**SHORT TASK**
Return each line of the data below verbatim; pictures are to be left out.

── DATASET

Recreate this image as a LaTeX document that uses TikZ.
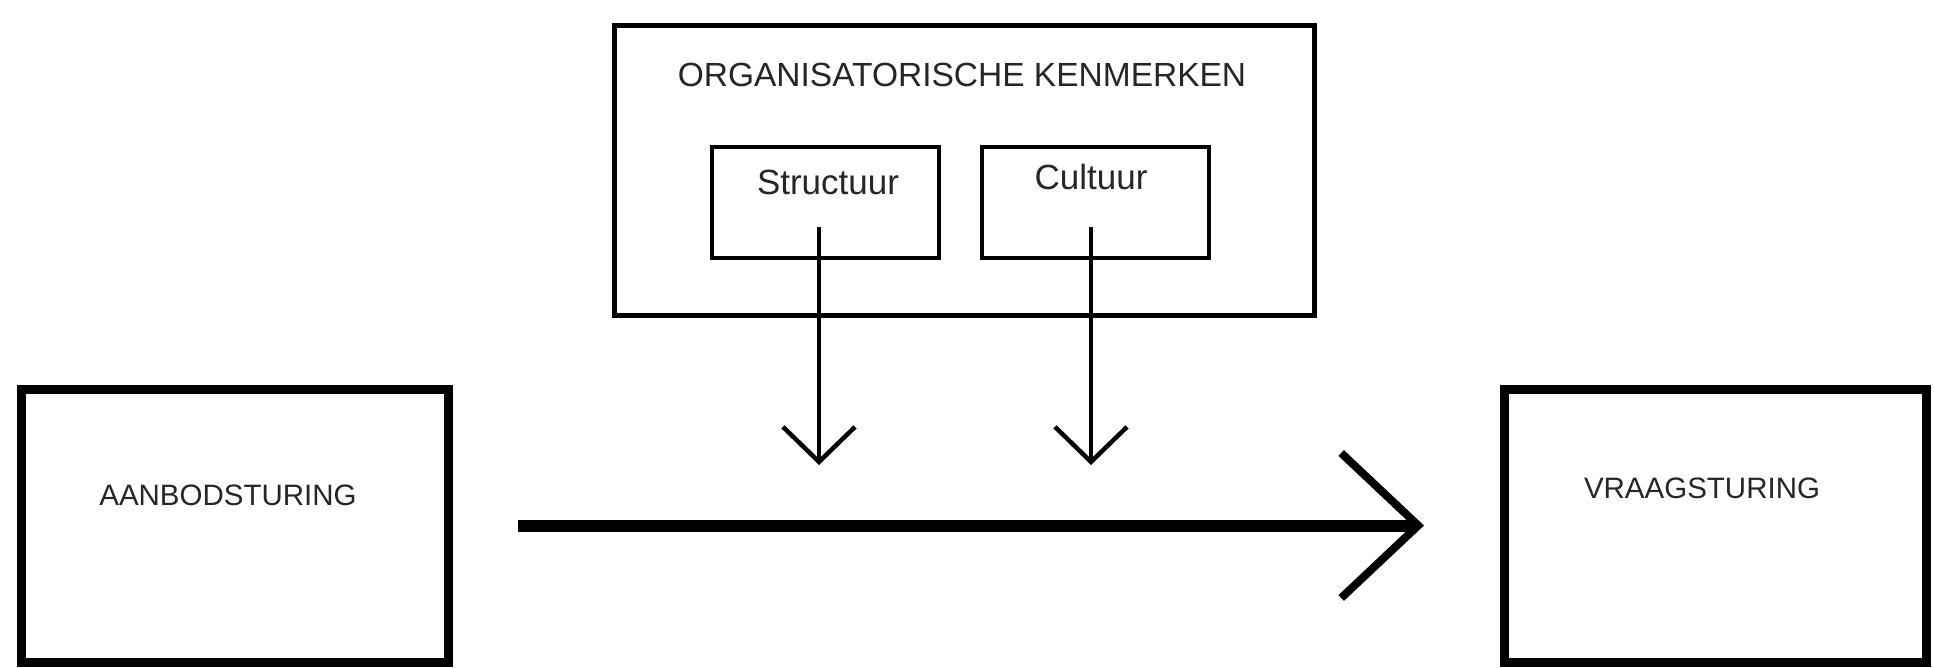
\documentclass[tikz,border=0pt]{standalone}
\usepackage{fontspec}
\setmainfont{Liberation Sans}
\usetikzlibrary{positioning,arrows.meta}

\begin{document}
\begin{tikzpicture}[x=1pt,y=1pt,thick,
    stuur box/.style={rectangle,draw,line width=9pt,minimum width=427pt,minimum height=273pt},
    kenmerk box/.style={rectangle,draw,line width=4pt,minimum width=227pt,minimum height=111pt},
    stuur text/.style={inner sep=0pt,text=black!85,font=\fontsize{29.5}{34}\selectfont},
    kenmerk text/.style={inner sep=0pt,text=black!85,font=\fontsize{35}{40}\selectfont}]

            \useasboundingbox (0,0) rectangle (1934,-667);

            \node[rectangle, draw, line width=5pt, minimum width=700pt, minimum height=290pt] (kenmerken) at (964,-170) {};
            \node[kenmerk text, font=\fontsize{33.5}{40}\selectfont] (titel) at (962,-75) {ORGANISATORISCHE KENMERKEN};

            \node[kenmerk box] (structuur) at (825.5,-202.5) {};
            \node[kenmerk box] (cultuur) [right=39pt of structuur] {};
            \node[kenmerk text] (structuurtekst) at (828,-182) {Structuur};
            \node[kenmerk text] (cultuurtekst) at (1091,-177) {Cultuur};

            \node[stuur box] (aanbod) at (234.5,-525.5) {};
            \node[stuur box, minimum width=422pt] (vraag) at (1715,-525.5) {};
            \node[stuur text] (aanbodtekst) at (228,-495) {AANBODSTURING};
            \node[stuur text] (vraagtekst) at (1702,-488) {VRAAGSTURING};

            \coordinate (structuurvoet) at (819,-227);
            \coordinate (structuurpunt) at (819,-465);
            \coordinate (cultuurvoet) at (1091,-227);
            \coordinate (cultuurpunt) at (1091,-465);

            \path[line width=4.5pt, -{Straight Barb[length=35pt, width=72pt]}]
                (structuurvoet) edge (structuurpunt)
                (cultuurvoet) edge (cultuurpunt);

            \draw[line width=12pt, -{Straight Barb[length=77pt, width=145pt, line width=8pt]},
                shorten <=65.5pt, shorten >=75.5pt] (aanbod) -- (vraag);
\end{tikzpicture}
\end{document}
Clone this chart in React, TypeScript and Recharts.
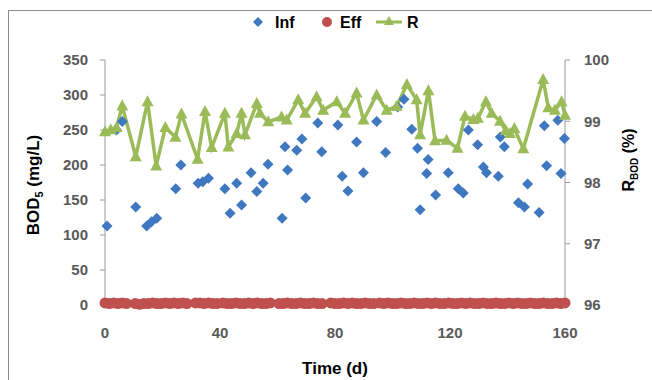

────

**TASK SOLUTION**
Recreate this image as a LaTeX document that uses TikZ.
\documentclass[tikz,border=0pt]{standalone}
\usepackage{fontspec}
\setmainfont{Liberation Sans}
\usetikzlibrary{positioning,arrows.meta}

\begin{document}
\begin{tikzpicture}[x=1pt,y=1pt,thick,
    stuur box/.style={rectangle,draw,line width=9pt,minimum width=427pt,minimum height=273pt},
    kenmerk box/.style={rectangle,draw,line width=4pt,minimum width=227pt,minimum height=111pt},
    stuur text/.style={inner sep=0pt,text=black!85,font=\fontsize{29.5}{34}\selectfont},
    kenmerk text/.style={inner sep=0pt,text=black!85,font=\fontsize{35}{40}\selectfont}]

            \useasboundingbox (0,0) rectangle (1934,-667);

            \node[rectangle, draw, line width=5pt, minimum width=700pt, minimum height=290pt] (kenmerken) at (964,-170) {};
            \node[kenmerk text, font=\fontsize{33.5}{40}\selectfont] (titel) at (962,-75) {ORGANISATORISCHE KENMERKEN};

            \node[kenmerk box] (structuur) at (825.5,-202.5) {};
            \node[kenmerk box] (cultuur) [right=39pt of structuur] {};
            \node[kenmerk text] (structuurtekst) at (828,-182) {Structuur};
            \node[kenmerk text] (cultuurtekst) at (1091,-177) {Cultuur};

            \node[stuur box] (aanbod) at (234.5,-525.5) {};
            \node[stuur box, minimum width=422pt] (vraag) at (1715,-525.5) {};
            \node[stuur text] (aanbodtekst) at (228,-495) {AANBODSTURING};
            \node[stuur text] (vraagtekst) at (1702,-488) {VRAAGSTURING};

            \coordinate (structuurvoet) at (819,-227);
            \coordinate (structuurpunt) at (819,-465);
            \coordinate (cultuurvoet) at (1091,-227);
            \coordinate (cultuurpunt) at (1091,-465);

            \path[line width=4.5pt, -{Straight Barb[length=35pt, width=72pt]}]
                (structuurvoet) edge (structuurpunt)
                (cultuurvoet) edge (cultuurpunt);

            \draw[line width=12pt, -{Straight Barb[length=77pt, width=145pt, line width=8pt]},
                shorten <=65.5pt, shorten >=75.5pt] (aanbod) -- (vraag);
\end{tikzpicture}
\end{document}
Clone this chart in React, TypeScript and Recharts.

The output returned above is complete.